Monday, November 9, 2009

as yet untitled

in my (re)imagination, i had little to say and perhaps i relied on my hands too much.
i may have said too much. i always say too much.

i could only stare at that space between us as it grew and grew and grew.

he was angry and i understood.

strange, because i think of anger and i cannot quite accept it.
it seems to me a selfishness and a willing futility.
anger cares for no end and exhausts even itself.
i've no stomach for self-immolation.
i sense anger and i turn away.

but he was angry and i understood and with little to say, i stayed.
no one asks two people to make sense.
no one should ask two people to make sense.

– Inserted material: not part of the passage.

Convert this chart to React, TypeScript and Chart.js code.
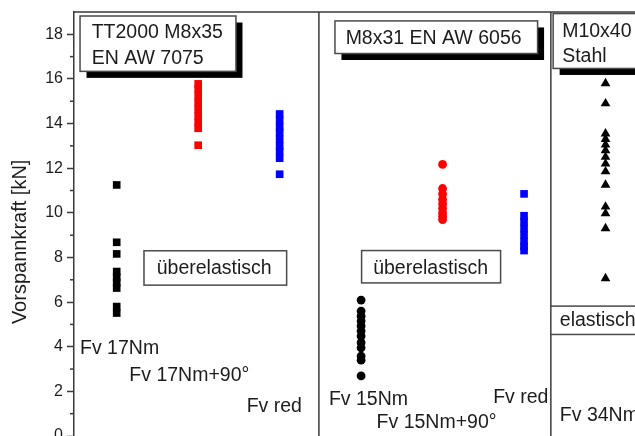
import React, { useEffect, useRef } from "react";
import { Chart, registerables } from "chart.js";

Chart.register(...registerables);

// ---- data ----
const groupNames = [
  "Fv 17Nm",
  "Fv 17Nm+90°",
  "Fv red",
  "Fv 15Nm",
  "Fv 15Nm+90°",
  "Fv red",
  "Fv 34Nm",
];
const groupPositions = [1, 2, 3, 4, 5, 6, 7];

const fv17Nm = [11.25, 8.68, 8.16, 7.37, 7.12, 6.88, 6.63, 5.8, 5.51];
const fv17Nm90 = [15.78, 15.55, 15.25, 14.95, 14.65, 14.35, 14.05, 13.79, 13.03];
const fvRed17 = [14.43, 14.15, 13.85, 13.6, 13.3, 13.0, 12.75, 12.45, 11.73];

const fv15Nm = [6.09, 5.6, 5.37, 5.15, 4.93, 4.7, 4.48, 4.18, 3.95, 3.58, 3.4, 2.69];
const fv15Nm90 = [12.17, 11.09, 10.85, 10.6, 10.4, 10.2, 10.0, 9.85, 9.7];
const fvRed15 = [10.85, 9.87, 9.6, 9.3, 9.0, 8.7, 8.5, 8.31];

const fv34Nm = [15.8, 14.9, 13.55, 13.3, 13.05, 12.8, 12.5, 12.2, 11.85, 11.25, 10.27, 9.97, 9.3, 7.06];

const yTickValues = [0, 2, 4, 6, 8, 10, 12, 14, 16, 18];
const yMinorTickValues = [1, 3, 5, 7, 9, 11, 13, 15, 17];
const panelDividers = [3.482, 6.329];
const yAxisTitle = "Vorspannkraft [kN]";

// ---- annotation layout (data units) ----
const boxes = [
  { x1: 0.55, x2: 2.464, y1: 18.82, y2: 16.34, shadow: true,
    lines: [{ t: "TT2000 M8x35", x: 0.693, y: 17.83 }, { t: "EN AW 7075", x: 0.693, y: 16.69 }] },
  { x1: 1.335, x2: 3.086, y1: 8.3, y2: 6.76, shadow: false,
    lines: [{ t: "überelastisch", x: 1.491, y: 7.24 }] },
  { x1: 3.679, x2: 6.166, y1: 18.6, y2: 17.14, shadow: true,
    lines: [{ t: "M8x31 EN AW 6056", x: 3.81, y: 17.58 }] },
  { x1: 4.006, x2: 5.712, y1: 8.31, y2: 6.86, shadow: false,
    lines: [{ t: "überelastisch", x: 4.148, y: 7.28 }] },
  { x1: 6.357, x2: 8.3, y1: 18.93, y2: 16.47, shadow: true,
    lines: [{ t: "M10x40", x: 6.468, y: 17.88 }, { t: "Stahl", x: 6.468, y: 16.77 }] },
  { x1: 6.329, x2: 8.3, y1: 5.82, y2: 4.55, shadow: false,
    lines: [{ t: "elastisch", x: 6.439, y: 4.93 }] },
];

const groupLabelPos = [
  { x: 0.55, y: 3.685 },
  { x: 1.155, y: 2.463 },
  { x: 2.595, y: 1.075 },
  { x: 3.605, y: 1.375 },
  { x: 4.19, y: 0.372 },
  { x: 5.621, y: 1.491 },
  { x: 6.439, y: 0.672 },
];

const FONT = '"Liberation Sans", Arial, Helvetica, sans-serif';
const TEXT_COLOR = "#1c1c1c";
const LINE_COLOR = "#3a3a3a";

const overlayPlugin = {
  id: "overlay",
  beforeDatasetsDraw(chart: any) {
    const { ctx, chartArea, scales } = chart;
    const x = scales.x;
    const y = scales.y;
    ctx.save();
    ctx.strokeStyle = LINE_COLOR;
    ctx.lineWidth = 1.5;
    ctx.beginPath();
    ctx.moveTo(chartArea.left - 0.75, chartArea.top);
    ctx.lineTo(chartArea.right, chartArea.top);
    ctx.stroke();
    panelDividers.forEach((d) => {
      const px = x.getPixelForValue(d);
      ctx.beginPath();
      ctx.moveTo(px, chartArea.top);
      ctx.lineTo(px, chartArea.bottom + 20);
      ctx.stroke();
    });
    yMinorTickValues.forEach((v) => {
      const py = y.getPixelForValue(v);
      ctx.beginPath();
      ctx.moveTo(chartArea.left - 4, py);
      ctx.lineTo(chartArea.left, py);
      ctx.stroke();
    });
    // y axis title
    ctx.fillStyle = TEXT_COLOR;
    ctx.font = `20px ${FONT}`;
    ctx.textAlign = "center";
    ctx.textBaseline = "middle";
    ctx.translate(20, y.getPixelForValue(8.7));
    ctx.rotate(-Math.PI / 2);
    ctx.fillText(yAxisTitle, 0, 0);
    ctx.restore();
  },
  afterDatasetsDraw(chart: any) {
    const { ctx, scales } = chart;
    const x = scales.x;
    const y = scales.y;
    ctx.save();
    ctx.font = `19.5px ${FONT}`;
    ctx.textAlign = "left";
    ctx.textBaseline = "alphabetic";
    boxes.forEach((b) => {
      const l = x.getPixelForValue(b.x1);
      const r = x.getPixelForValue(b.x2);
      const t = y.getPixelForValue(b.y1);
      const bt = y.getPixelForValue(b.y2);
      if (b.shadow) {
        ctx.fillStyle = "#000";
        ctx.fillRect(l + 6.5, t + 6.5, r - l, bt - t);
      }
      ctx.fillStyle = "#fff";
      ctx.fillRect(l, t, r - l, bt - t);
      ctx.strokeStyle = "#4a4a4a";
      ctx.lineWidth = 1.5;
      ctx.strokeRect(l, t, r - l, bt - t);
      ctx.fillStyle = TEXT_COLOR;
      b.lines.forEach((ln) => {
        ctx.fillText(ln.t, x.getPixelForValue(ln.x), y.getPixelForValue(ln.y));
      });
    });
    ctx.fillStyle = TEXT_COLOR;
    groupNames.forEach((name, i) => {
      const p = groupLabelPos[i];
      ctx.fillText(name, x.getPixelForValue(p.x), y.getPixelForValue(p.y));
    });
    ctx.restore();
  },
};

function series(values: number[], pos: number) {
  return values.map((v) => ({ x: pos, y: v }));
}

export default function App() {
  const canvasRef = useRef<HTMLCanvasElement | null>(null);

  useEffect(() => {
    if (!canvasRef.current) return;
    const mk = (values: number[], gi: number, color: string, style: string, radius: number) => ({
      label: groupNames[gi],
      data: series(values, groupPositions[gi]),
      pointStyle: style,
      pointRadius: radius,
      pointHoverRadius: radius,
      backgroundColor: color,
      borderColor: color,
      borderWidth: 0,
      showLine: false,
    });
    const chart = new Chart(canvasRef.current, {
      type: "scatter",
      data: {
        datasets: [
          mk(fv17Nm, 0, "#000000", "rect", 5.4),
          mk(fv17Nm90, 1, "#ff0000", "rect", 5.4),
          mk(fvRed17, 2, "#0000ff", "rect", 5.4),
          mk(fv15Nm, 3, "#000000", "circle", 4.4),
          mk(fv15Nm90, 4, "#ff0000", "circle", 4.4),
          mk(fvRed15, 5, "#0000ff", "rect", 5.4),
          mk(fv34Nm, 6, "#000000", "triangle", 5.6),
        ] as any,
      },
      options: {
        responsive: false,
        animation: false,
        events: [],
        layout: { padding: { top: 12, bottom: 10, left: 0, right: 13 } },
        plugins: { legend: { display: false }, tooltip: { enabled: false }, title: { display: false } },
        scales: {
          x: { type: "linear", min: 0.476, max: 8, display: false },
          y: {
            type: "linear",
            min: 0,
            max: 19,
            afterBuildTicks: (scale: any) => {
              scale.ticks = yTickValues.map((v) => ({ value: v }));
            },
            afterFit: (scale: any) => {
              scale.width = 74;
              scale.paddingTop = 0;
              scale.paddingBottom = 0;
            },
            ticks: {
              includeBounds: false,
              padding: 4,
              color: TEXT_COLOR,
              font: { family: FONT, size: 16 },
            },
            grid: {
              drawOnChartArea: false,
              drawTicks: true,
              tickLength: 7,
              tickColor: LINE_COLOR,
              tickWidth: 1.5,
            },
            border: { display: true, color: LINE_COLOR, width: 1.5 },
          },
        },
      } as any,
      plugins: [overlayPlugin],
    });
    return () => chart.destroy();
  }, []);

  return (
    <div
      style={{
        position: "fixed",
        left: 0,
        top: 0,
        width: 635,
        height: 436,
        overflow: "hidden",
        background: "#fff",
      }}
    >
      <canvas ref={canvasRef} width={700} height={446} style={{ display: "block" }} />
    </div>
  );
}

it was midnight maybe and quiet because it was early.
we should have been anywhere else, this should have been years ago.
i was desperate to know how many minutes existed between his face and mine and it occurred to me - while i should have not been realizing, but maybe just for once just listening instead of trying to convert inches and wordlessness into minutes - that this was the collapse of our geography.
this would be the last of it: the buskers and the hippies and hustlers in the plaza that night at midnight in the middle of our walk with his anger and my idiot tongue for all the words i thought i knew and the branches of dead trees grasping onto that corner of the world for me and i stared anywhere else and heard the measure of my own breath finally settle over what laid long since broken there between us, aware quite suddenly of where i was and why and how, where else could it have been?

it was, of course, in the end and always, a week i made for keeping.